Ahora los términos iniciales de la cuestión son muy distintos a los de 1989 y 1998. La diferencia sustancial es que ha sido el Gobierno el que ha publicitado, incluso institucionalizado en el Congreso de los Diputados, una disposición a dialogar con ETA si desde la banda terrorista se ofrecen determinadas condiciones, siendo la esencial la del abandono definitivo de las armas. El error del presidente del Gobierno no reside en su deseo legítimo de acabar con la delincuencia etarra, sino en el procedimiento utilizado para lograr unas condiciones idóneas para alcanzar ese propósito. Si sirviese el símil taurino, Rodríguez Zapatero se ha encarado con ETA a porta gayola como lo haría un matador el día de su alternativa en Las Ventas. O en otras palabras: se ha expuesto demasiado, debilitando extraordinariamente su posición tanto al prescindir del apoyo del Partido Popular, previa ruptura del Pacto antiterrorista, como al optar por el conocimiento público de su propósito en vez de hacerlo por la discreción más absoluta. Como resultado de esas dos opciones, la banda terrorista se siente en una posición mucho menos subordinada de lo que estaba antes y, sobre todo, se percibe con una inusitada capacidad para condicionar la agenda política del Gobierno y de la vida política española.

Al margen de esos errores metodológicos que han permitido al entorno de ETA ganar el terreno que había perdido, mostrando auténtica impermeabilidad a los gestos persuasivos del presidente del Gobierno, el problema insorteable en este trágico asunto consiste en la imposibilidad absoluta de que la banda terrorista renuncie a las armas sin la consecución previa de alguna de sus reivindicaciones políticas. Porque la delincuencia terrorista en el País Vasco está inserta en un irredentismo nacionalista del que ETA forma sólo una parte, pero en el que se siente legitimada. Quiere, en consecuencia, que se le reconozca su razón; que se le atribuya formalmente su contribución esencial a la construcción nacional vasca; su aportación definitiva a la llamada territorialidad y su concurso histórico al reconocimiento del derecho de autodeterminación del pueblo vasco. El fondo de la cuestión -que lo fue para el presidente González, para Aznar y lo será para Rodríguez Zapatero- estriba en que los terroristas se creen factores legítimos de una lucha nacional contra España, sea como Nación, sea como Estado. Si el Gobierno socialista supone que el agotamiento de la que ellos denominan lucha armada hará desistir a ETA de este planteamiento, se equivoca.
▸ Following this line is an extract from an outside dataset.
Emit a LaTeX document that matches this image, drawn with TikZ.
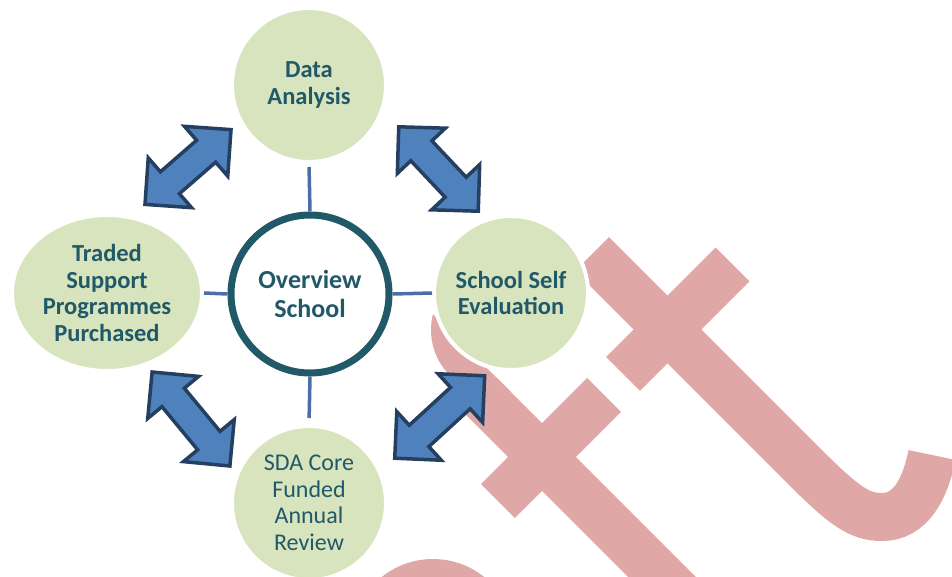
\documentclass[tikz,border=0pt]{standalone}
\usepackage{fontspec}
\setmainfont{Carlito}
\usetikzlibrary{shapes.geometric}
\definecolor{pinkw}{HTML}{E0A7A7}
\definecolor{greenf}{HTML}{D7E4BD}
\definecolor{tealt}{HTML}{215968}
\definecolor{tealr}{HTML}{215968}
\definecolor{connc}{HTML}{4A6FA5}
\definecolor{arrfill}{HTML}{4F81BD}
\definecolor{arrline}{HTML}{243F60}
\newcommand{\blockarrow}[4]{%
  \filldraw[blockarrow,shift={(#1,#2)},rotate=#3]
    (#4,0) -- ({#4-33},33) -- ({#4-33},14.5) -- ({-#4+33},14.5) -- ({-#4+33},33)
    -- (-#4,0) -- ({-#4+33},-33) -- ({-#4+33},-14.5) -- ({#4-33},-14.5) -- ({#4-33},-33) -- cycle;}
\begin{document}
\begin{tikzpicture}[x=1pt,y=-1pt,
  wm/.style={draw=pinkw,line width=48pt,line cap=butt},
  bubble/.style={circle,fill=greenf,draw=white,line width=4pt,inner sep=0pt,
    minimum size=154pt,align=center,text=tealt,
    font=\fontsize{24.5}{26.5}\selectfont\bfseries},
  ring/.style={circle,fill=white,draw=tealr,line width=7pt,inner sep=0pt,
    minimum size=158pt,align=center,text=tealt,
    font=\fontsize{26}{29}\selectfont\bfseries},
  link/.style={draw=connc,line width=3.5pt},
  blockarrow/.style={fill=arrfill,draw=arrline,line width=3.5pt,line join=miter}]
\useasboundingbox (0,0) rectangle (952,576);
\begin{scope}
  \clip (0,0) rectangle (952,576);
  % watermark
  \draw[wm] (592,254) -- (805,467) .. controls (845,507) and (860,517) .. (882,517)
     .. controls (910,517) and (925,490) .. (932,455);
  \draw[wm] (623,374) -- (732.5,264.5);
  \draw[wm] (498,501) -- (604,395);
  \draw[wm] (480,395) -- (720,635);
  \begin{scope}
    \clip (119,0) -- (720,601) -- (0,601) -- (0,0) -- cycle;
    \fill[pinkw] (495,330) circle (64pt);
  \end{scope}
  \fill[pinkw] (433,641) circle (82pt);
\end{scope}
% nodes
\node[ring] (c) at (310,294) {Overview\\School};
\node[bubble] (da) at (309,85) {\raisebox{-2pt}{Data}\\\raisebox{-2pt}{Analysis}};
\node[bubble] (sse) at (511,293) {School Self\\Evaluation};
\node[bubble,font=\fontsize{24}{26.5}\selectfont] (sda) at (309,503) {SDA Core\\Funded\\Annual\\Review};
\node[bubble,ellipse,minimum width=190pt,minimum height=156pt] (tsp) at (107,293)
  {Traded\\Support\\Programmes\\Purchased};
% connectors
\draw[link,shorten >=3pt] (c.north) -- (da.south);
\draw[link,shorten >=6pt] (c.south) -- (sda.north);
\draw[link] (c.west) -- (tsp.east);
\draw[link] (c.east) -- (sse.west);
% block arrows
\blockarrow{188}{167}{41}{57}
\blockarrow{438.5}{169}{-46.7}{58}
\blockarrow{191}{419}{-50.4}{61}
\blockarrow{439.7}{417}{42.5}{61}
\end{tikzpicture}
\end{document}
Lo demuestra el hecho incontrovertible de la deriva mafiosa de los etarras -por cierto, parecida a la de los terroristas del IRA- que aplican un modus operandi convencionalmente terrorista pero que en realidad les proporciona un modus vivendi propio de la delincuencia siciliana.

El pronóstico, no obstante, según el cual la banda terrorista proporcionará el traído y llevado gesto, puede no ser desacertado si se repara, además, en la capacidad tradicional de oportunismo que ha distinguido a ETA. España atraviesa por una auténtica crisis de su cohesión nacional a propósito de un distócico proyecto de Estatuto catalán y en ella los terroristas encuentran suficientes contradicciones internas como para hacer medrar sus proposiciones. La coyuntura, pues, les es propicia por partida doble: el Gobierno se ha confundido en el método y ha impulsado, atrapado en su minoría parlamentaria que salvan los nacionalismos diversos en el Congreso, una revisión encubierta del sistema que podría augurar una ganancia de pescadores en el río revuelto de la España de 2006 en la que la memoria histórica, desde luego selectiva, provoca hipótesis de inquietantes enfrentamientos. ETA se añade a ellos, los fomenta y los radicaliza.